— begin —

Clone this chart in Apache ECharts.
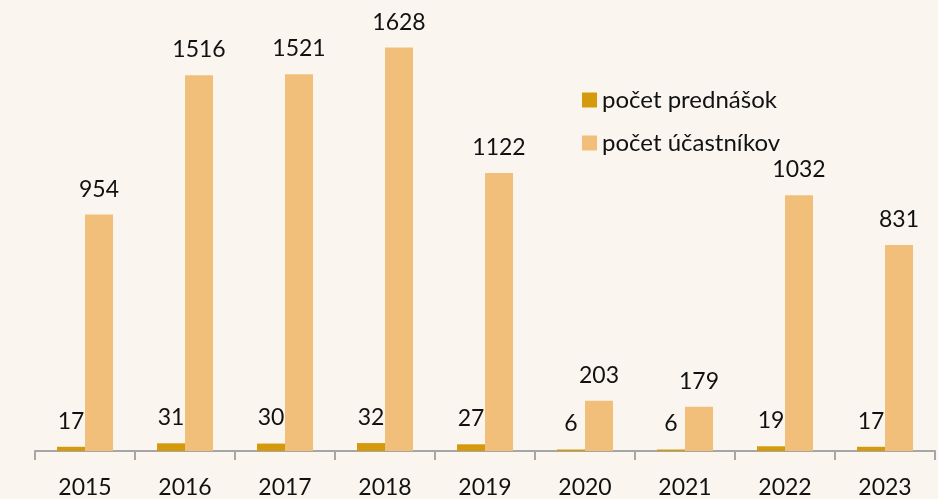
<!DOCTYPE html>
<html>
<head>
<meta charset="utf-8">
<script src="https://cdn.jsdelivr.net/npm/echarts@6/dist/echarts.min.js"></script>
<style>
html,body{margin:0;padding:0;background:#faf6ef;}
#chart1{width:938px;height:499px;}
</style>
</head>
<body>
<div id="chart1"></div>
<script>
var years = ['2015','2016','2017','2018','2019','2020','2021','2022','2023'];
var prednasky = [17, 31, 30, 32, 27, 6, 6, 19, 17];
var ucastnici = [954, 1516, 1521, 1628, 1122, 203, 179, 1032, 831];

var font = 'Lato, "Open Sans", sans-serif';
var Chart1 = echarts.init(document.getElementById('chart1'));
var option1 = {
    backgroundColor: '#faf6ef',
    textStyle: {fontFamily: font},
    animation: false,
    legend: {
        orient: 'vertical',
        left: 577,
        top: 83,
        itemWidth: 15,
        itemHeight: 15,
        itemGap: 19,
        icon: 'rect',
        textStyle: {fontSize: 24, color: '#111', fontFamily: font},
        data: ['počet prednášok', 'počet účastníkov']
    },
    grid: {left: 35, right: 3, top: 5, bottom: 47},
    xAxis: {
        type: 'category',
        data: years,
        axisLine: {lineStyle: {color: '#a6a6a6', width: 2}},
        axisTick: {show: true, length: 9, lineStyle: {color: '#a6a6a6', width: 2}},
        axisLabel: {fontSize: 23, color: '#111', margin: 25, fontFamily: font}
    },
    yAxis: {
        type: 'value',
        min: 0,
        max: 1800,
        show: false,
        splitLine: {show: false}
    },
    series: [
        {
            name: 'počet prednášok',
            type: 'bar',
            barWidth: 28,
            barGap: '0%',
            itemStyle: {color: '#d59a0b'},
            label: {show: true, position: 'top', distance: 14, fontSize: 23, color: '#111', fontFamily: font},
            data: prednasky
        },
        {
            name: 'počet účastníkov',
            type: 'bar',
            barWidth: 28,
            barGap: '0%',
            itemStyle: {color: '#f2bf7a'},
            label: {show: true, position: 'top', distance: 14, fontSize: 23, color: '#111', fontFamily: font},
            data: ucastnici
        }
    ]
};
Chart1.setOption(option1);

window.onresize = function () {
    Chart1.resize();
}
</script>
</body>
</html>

— end —

▶ **Task directions**
Retype the data above exactly; pictures are not part of the copy.

▶ **Problem solution**
Clone this chart in Apache ECharts.
<!DOCTYPE html>
<html>
<head>
<meta charset="utf-8">
<script src="https://cdn.jsdelivr.net/npm/echarts@6/dist/echarts.min.js"></script>
<style>
html,body{margin:0;padding:0;background:#faf6ef;}
#chart1{width:938px;height:499px;}
</style>
</head>
<body>
<div id="chart1"></div>
<script>
var years = ['2015','2016','2017','2018','2019','2020','2021','2022','2023'];
var prednasky = [17, 31, 30, 32, 27, 6, 6, 19, 17];
var ucastnici = [954, 1516, 1521, 1628, 1122, 203, 179, 1032, 831];

var font = 'Lato, "Open Sans", sans-serif';
var Chart1 = echarts.init(document.getElementById('chart1'));
var option1 = {
    backgroundColor: '#faf6ef',
    textStyle: {fontFamily: font},
    animation: false,
    legend: {
        orient: 'vertical',
        left: 577,
        top: 83,
        itemWidth: 15,
        itemHeight: 15,
        itemGap: 19,
        icon: 'rect',
        textStyle: {fontSize: 24, color: '#111', fontFamily: font},
        data: ['počet prednášok', 'počet účastníkov']
    },
    grid: {left: 35, right: 3, top: 5, bottom: 47},
    xAxis: {
        type: 'category',
        data: years,
        axisLine: {lineStyle: {color: '#a6a6a6', width: 2}},
        axisTick: {show: true, length: 9, lineStyle: {color: '#a6a6a6', width: 2}},
        axisLabel: {fontSize: 23, color: '#111', margin: 25, fontFamily: font}
    },
    yAxis: {
        type: 'value',
        min: 0,
        max: 1800,
        show: false,
        splitLine: {show: false}
    },
    series: [
        {
            name: 'počet prednášok',
            type: 'bar',
            barWidth: 28,
            barGap: '0%',
            itemStyle: {color: '#d59a0b'},
            label: {show: true, position: 'top', distance: 14, fontSize: 23, color: '#111', fontFamily: font},
            data: prednasky
        },
        {
            name: 'počet účastníkov',
            type: 'bar',
            barWidth: 28,
            barGap: '0%',
            itemStyle: {color: '#f2bf7a'},
            label: {show: true, position: 'top', distance: 14, fontSize: 23, color: '#111', fontFamily: font},
            data: ucastnici
        }
    ]
};
Chart1.setOption(option1);

window.onresize = function () {
    Chart1.resize();
}
</script>
</body>
</html>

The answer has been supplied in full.